## Begin

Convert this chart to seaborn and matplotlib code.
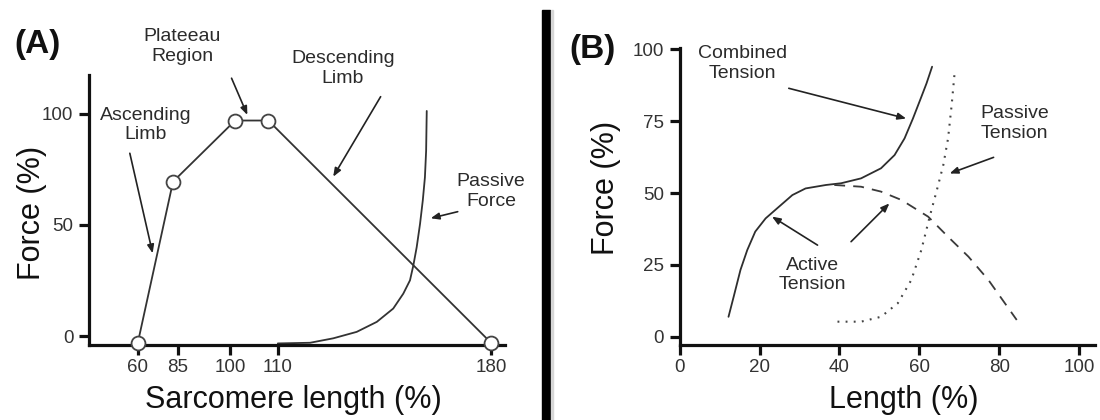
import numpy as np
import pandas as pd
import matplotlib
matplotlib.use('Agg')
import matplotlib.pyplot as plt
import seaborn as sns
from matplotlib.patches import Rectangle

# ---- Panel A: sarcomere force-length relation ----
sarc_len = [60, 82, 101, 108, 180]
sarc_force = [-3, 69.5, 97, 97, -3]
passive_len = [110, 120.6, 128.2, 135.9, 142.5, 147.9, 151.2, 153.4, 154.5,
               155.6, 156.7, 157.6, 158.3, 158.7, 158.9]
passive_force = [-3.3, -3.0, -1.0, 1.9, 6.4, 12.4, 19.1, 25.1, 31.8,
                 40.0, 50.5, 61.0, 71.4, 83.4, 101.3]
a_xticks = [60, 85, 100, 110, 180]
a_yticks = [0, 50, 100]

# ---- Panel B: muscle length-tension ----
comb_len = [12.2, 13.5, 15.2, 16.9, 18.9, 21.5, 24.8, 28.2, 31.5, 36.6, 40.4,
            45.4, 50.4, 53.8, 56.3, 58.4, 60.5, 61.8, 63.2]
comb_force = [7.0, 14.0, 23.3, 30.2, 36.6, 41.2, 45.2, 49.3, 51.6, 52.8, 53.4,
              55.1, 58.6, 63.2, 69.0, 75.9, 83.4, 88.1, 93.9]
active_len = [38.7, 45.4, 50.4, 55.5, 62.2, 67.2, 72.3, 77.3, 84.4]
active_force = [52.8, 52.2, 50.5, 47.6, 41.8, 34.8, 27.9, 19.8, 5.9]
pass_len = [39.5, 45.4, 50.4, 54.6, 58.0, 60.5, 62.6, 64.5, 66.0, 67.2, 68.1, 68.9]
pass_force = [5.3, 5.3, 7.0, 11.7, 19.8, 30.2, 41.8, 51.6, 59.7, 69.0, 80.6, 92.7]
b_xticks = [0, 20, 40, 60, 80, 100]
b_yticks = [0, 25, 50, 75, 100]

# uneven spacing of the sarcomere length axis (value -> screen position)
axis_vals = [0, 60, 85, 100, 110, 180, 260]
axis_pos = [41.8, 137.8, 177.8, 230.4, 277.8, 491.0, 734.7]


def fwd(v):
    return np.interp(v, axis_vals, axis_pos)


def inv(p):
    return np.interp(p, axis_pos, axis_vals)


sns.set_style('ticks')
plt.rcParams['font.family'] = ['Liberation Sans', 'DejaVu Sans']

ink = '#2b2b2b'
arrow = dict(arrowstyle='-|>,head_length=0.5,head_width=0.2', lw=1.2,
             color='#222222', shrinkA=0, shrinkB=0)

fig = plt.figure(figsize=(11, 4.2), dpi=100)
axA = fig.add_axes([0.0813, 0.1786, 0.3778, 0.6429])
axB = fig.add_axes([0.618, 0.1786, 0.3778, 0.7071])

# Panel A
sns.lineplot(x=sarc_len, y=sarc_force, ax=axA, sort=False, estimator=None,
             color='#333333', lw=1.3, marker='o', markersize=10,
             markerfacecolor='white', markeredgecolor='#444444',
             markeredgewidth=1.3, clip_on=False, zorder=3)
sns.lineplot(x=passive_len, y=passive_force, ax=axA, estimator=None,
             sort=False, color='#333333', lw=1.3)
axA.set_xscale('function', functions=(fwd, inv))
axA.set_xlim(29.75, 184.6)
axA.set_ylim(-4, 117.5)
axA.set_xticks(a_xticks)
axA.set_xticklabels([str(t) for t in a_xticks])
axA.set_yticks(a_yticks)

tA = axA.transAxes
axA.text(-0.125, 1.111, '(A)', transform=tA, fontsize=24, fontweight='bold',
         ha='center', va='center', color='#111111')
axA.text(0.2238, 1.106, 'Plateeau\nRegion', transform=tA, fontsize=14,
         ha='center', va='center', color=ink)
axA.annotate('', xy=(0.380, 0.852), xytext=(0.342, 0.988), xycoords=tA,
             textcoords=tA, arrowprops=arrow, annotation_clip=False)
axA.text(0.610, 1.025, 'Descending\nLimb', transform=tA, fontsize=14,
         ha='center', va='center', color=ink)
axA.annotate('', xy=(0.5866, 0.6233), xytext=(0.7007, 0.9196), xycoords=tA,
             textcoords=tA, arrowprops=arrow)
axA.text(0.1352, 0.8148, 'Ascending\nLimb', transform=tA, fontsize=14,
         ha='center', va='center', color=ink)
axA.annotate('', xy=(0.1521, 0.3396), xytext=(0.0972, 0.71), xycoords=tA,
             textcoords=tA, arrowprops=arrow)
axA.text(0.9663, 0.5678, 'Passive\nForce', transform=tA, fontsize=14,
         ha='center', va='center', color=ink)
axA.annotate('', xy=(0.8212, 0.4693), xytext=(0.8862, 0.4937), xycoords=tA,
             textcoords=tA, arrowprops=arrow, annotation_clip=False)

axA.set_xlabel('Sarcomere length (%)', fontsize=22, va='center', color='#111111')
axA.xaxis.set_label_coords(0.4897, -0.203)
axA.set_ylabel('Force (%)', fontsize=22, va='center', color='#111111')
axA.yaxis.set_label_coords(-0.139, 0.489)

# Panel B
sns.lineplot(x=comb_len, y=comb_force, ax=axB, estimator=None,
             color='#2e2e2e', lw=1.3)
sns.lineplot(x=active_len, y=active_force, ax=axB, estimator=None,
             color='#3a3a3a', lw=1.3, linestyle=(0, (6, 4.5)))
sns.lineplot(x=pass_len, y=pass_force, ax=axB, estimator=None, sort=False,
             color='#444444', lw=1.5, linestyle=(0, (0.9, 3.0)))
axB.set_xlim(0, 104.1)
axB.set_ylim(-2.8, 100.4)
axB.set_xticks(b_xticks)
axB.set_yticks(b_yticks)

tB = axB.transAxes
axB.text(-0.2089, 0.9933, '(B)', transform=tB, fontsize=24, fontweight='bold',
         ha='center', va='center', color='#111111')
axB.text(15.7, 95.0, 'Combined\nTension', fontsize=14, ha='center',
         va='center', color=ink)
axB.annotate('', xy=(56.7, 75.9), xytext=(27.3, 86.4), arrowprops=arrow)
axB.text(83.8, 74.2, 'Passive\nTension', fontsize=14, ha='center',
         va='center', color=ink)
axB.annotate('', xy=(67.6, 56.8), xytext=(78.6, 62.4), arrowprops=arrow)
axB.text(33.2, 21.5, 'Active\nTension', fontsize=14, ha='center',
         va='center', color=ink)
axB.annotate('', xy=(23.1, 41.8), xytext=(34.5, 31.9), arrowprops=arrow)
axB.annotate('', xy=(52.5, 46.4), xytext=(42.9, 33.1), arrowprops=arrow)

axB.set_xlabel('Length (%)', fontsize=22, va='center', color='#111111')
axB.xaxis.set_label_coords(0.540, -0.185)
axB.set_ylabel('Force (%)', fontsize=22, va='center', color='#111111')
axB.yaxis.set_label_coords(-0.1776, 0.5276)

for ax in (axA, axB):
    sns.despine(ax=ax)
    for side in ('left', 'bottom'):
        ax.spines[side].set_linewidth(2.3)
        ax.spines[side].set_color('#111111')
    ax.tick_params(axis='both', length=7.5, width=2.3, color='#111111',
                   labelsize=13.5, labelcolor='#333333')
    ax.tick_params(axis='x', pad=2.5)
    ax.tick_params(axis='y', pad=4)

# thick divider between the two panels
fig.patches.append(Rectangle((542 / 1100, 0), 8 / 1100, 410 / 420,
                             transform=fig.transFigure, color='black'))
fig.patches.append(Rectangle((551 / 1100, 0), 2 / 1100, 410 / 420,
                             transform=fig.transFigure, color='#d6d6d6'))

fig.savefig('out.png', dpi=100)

## End

→ WHAT IS EXPECTED:
Transcribe the full listing above exactly, with the images removed.

→ RESULT OF THIS EXERCISE:
Convert this chart to seaborn and matplotlib code.
import numpy as np
import pandas as pd
import matplotlib
matplotlib.use('Agg')
import matplotlib.pyplot as plt
import seaborn as sns
from matplotlib.patches import Rectangle

# ---- Panel A: sarcomere force-length relation ----
sarc_len = [60, 82, 101, 108, 180]
sarc_force = [-3, 69.5, 97, 97, -3]
passive_len = [110, 120.6, 128.2, 135.9, 142.5, 147.9, 151.2, 153.4, 154.5,
               155.6, 156.7, 157.6, 158.3, 158.7, 158.9]
passive_force = [-3.3, -3.0, -1.0, 1.9, 6.4, 12.4, 19.1, 25.1, 31.8,
                 40.0, 50.5, 61.0, 71.4, 83.4, 101.3]
a_xticks = [60, 85, 100, 110, 180]
a_yticks = [0, 50, 100]

# ---- Panel B: muscle length-tension ----
comb_len = [12.2, 13.5, 15.2, 16.9, 18.9, 21.5, 24.8, 28.2, 31.5, 36.6, 40.4,
            45.4, 50.4, 53.8, 56.3, 58.4, 60.5, 61.8, 63.2]
comb_force = [7.0, 14.0, 23.3, 30.2, 36.6, 41.2, 45.2, 49.3, 51.6, 52.8, 53.4,
              55.1, 58.6, 63.2, 69.0, 75.9, 83.4, 88.1, 93.9]
active_len = [38.7, 45.4, 50.4, 55.5, 62.2, 67.2, 72.3, 77.3, 84.4]
active_force = [52.8, 52.2, 50.5, 47.6, 41.8, 34.8, 27.9, 19.8, 5.9]
pass_len = [39.5, 45.4, 50.4, 54.6, 58.0, 60.5, 62.6, 64.5, 66.0, 67.2, 68.1, 68.9]
pass_force = [5.3, 5.3, 7.0, 11.7, 19.8, 30.2, 41.8, 51.6, 59.7, 69.0, 80.6, 92.7]
b_xticks = [0, 20, 40, 60, 80, 100]
b_yticks = [0, 25, 50, 75, 100]

# uneven spacing of the sarcomere length axis (value -> screen position)
axis_vals = [0, 60, 85, 100, 110, 180, 260]
axis_pos = [41.8, 137.8, 177.8, 230.4, 277.8, 491.0, 734.7]


def fwd(v):
    return np.interp(v, axis_vals, axis_pos)


def inv(p):
    return np.interp(p, axis_pos, axis_vals)


sns.set_style('ticks')
plt.rcParams['font.family'] = ['Liberation Sans', 'DejaVu Sans']

ink = '#2b2b2b'
arrow = dict(arrowstyle='-|>,head_length=0.5,head_width=0.2', lw=1.2,
             color='#222222', shrinkA=0, shrinkB=0)

fig = plt.figure(figsize=(11, 4.2), dpi=100)
axA = fig.add_axes([0.0813, 0.1786, 0.3778, 0.6429])
axB = fig.add_axes([0.618, 0.1786, 0.3778, 0.7071])

# Panel A
sns.lineplot(x=sarc_len, y=sarc_force, ax=axA, sort=False, estimator=None,
             color='#333333', lw=1.3, marker='o', markersize=10,
             markerfacecolor='white', markeredgecolor='#444444',
             markeredgewidth=1.3, clip_on=False, zorder=3)
sns.lineplot(x=passive_len, y=passive_force, ax=axA, estimator=None,
             sort=False, color='#333333', lw=1.3)
axA.set_xscale('function', functions=(fwd, inv))
axA.set_xlim(29.75, 184.6)
axA.set_ylim(-4, 117.5)
axA.set_xticks(a_xticks)
axA.set_xticklabels([str(t) for t in a_xticks])
axA.set_yticks(a_yticks)

tA = axA.transAxes
axA.text(-0.125, 1.111, '(A)', transform=tA, fontsize=24, fontweight='bold',
         ha='center', va='center', color='#111111')
axA.text(0.2238, 1.106, 'Plateeau\nRegion', transform=tA, fontsize=14,
         ha='center', va='center', color=ink)
axA.annotate('', xy=(0.380, 0.852), xytext=(0.342, 0.988), xycoords=tA,
             textcoords=tA, arrowprops=arrow, annotation_clip=False)
axA.text(0.610, 1.025, 'Descending\nLimb', transform=tA, fontsize=14,
         ha='center', va='center', color=ink)
axA.annotate('', xy=(0.5866, 0.6233), xytext=(0.7007, 0.9196), xycoords=tA,
             textcoords=tA, arrowprops=arrow)
axA.text(0.1352, 0.8148, 'Ascending\nLimb', transform=tA, fontsize=14,
         ha='center', va='center', color=ink)
axA.annotate('', xy=(0.1521, 0.3396), xytext=(0.0972, 0.71), xycoords=tA,
             textcoords=tA, arrowprops=arrow)
axA.text(0.9663, 0.5678, 'Passive\nForce', transform=tA, fontsize=14,
         ha='center', va='center', color=ink)
axA.annotate('', xy=(0.8212, 0.4693), xytext=(0.8862, 0.4937), xycoords=tA,
             textcoords=tA, arrowprops=arrow, annotation_clip=False)

axA.set_xlabel('Sarcomere length (%)', fontsize=22, va='center', color='#111111')
axA.xaxis.set_label_coords(0.4897, -0.203)
axA.set_ylabel('Force (%)', fontsize=22, va='center', color='#111111')
axA.yaxis.set_label_coords(-0.139, 0.489)

# Panel B
sns.lineplot(x=comb_len, y=comb_force, ax=axB, estimator=None,
             color='#2e2e2e', lw=1.3)
sns.lineplot(x=active_len, y=active_force, ax=axB, estimator=None,
             color='#3a3a3a', lw=1.3, linestyle=(0, (6, 4.5)))
sns.lineplot(x=pass_len, y=pass_force, ax=axB, estimator=None, sort=False,
             color='#444444', lw=1.5, linestyle=(0, (0.9, 3.0)))
axB.set_xlim(0, 104.1)
axB.set_ylim(-2.8, 100.4)
axB.set_xticks(b_xticks)
axB.set_yticks(b_yticks)

tB = axB.transAxes
axB.text(-0.2089, 0.9933, '(B)', transform=tB, fontsize=24, fontweight='bold',
         ha='center', va='center', color='#111111')
axB.text(15.7, 95.0, 'Combined\nTension', fontsize=14, ha='center',
         va='center', color=ink)
axB.annotate('', xy=(56.7, 75.9), xytext=(27.3, 86.4), arrowprops=arrow)
axB.text(83.8, 74.2, 'Passive\nTension', fontsize=14, ha='center',
         va='center', color=ink)
axB.annotate('', xy=(67.6, 56.8), xytext=(78.6, 62.4), arrowprops=arrow)
axB.text(33.2, 21.5, 'Active\nTension', fontsize=14, ha='center',
         va='center', color=ink)
axB.annotate('', xy=(23.1, 41.8), xytext=(34.5, 31.9), arrowprops=arrow)
axB.annotate('', xy=(52.5, 46.4), xytext=(42.9, 33.1), arrowprops=arrow)

axB.set_xlabel('Length (%)', fontsize=22, va='center', color='#111111')
axB.xaxis.set_label_coords(0.540, -0.185)
axB.set_ylabel('Force (%)', fontsize=22, va='center', color='#111111')
axB.yaxis.set_label_coords(-0.1776, 0.5276)

for ax in (axA, axB):
    sns.despine(ax=ax)
    for side in ('left', 'bottom'):
        ax.spines[side].set_linewidth(2.3)
        ax.spines[side].set_color('#111111')
    ax.tick_params(axis='both', length=7.5, width=2.3, color='#111111',
                   labelsize=13.5, labelcolor='#333333')
    ax.tick_params(axis='x', pad=2.5)
    ax.tick_params(axis='y', pad=4)

# thick divider between the two panels
fig.patches.append(Rectangle((542 / 1100, 0), 8 / 1100, 410 / 420,
                             transform=fig.transFigure, color='black'))
fig.patches.append(Rectangle((551 / 1100, 0), 2 / 1100, 410 / 420,
                             transform=fig.transFigure, color='#d6d6d6'))

fig.savefig('out.png', dpi=100)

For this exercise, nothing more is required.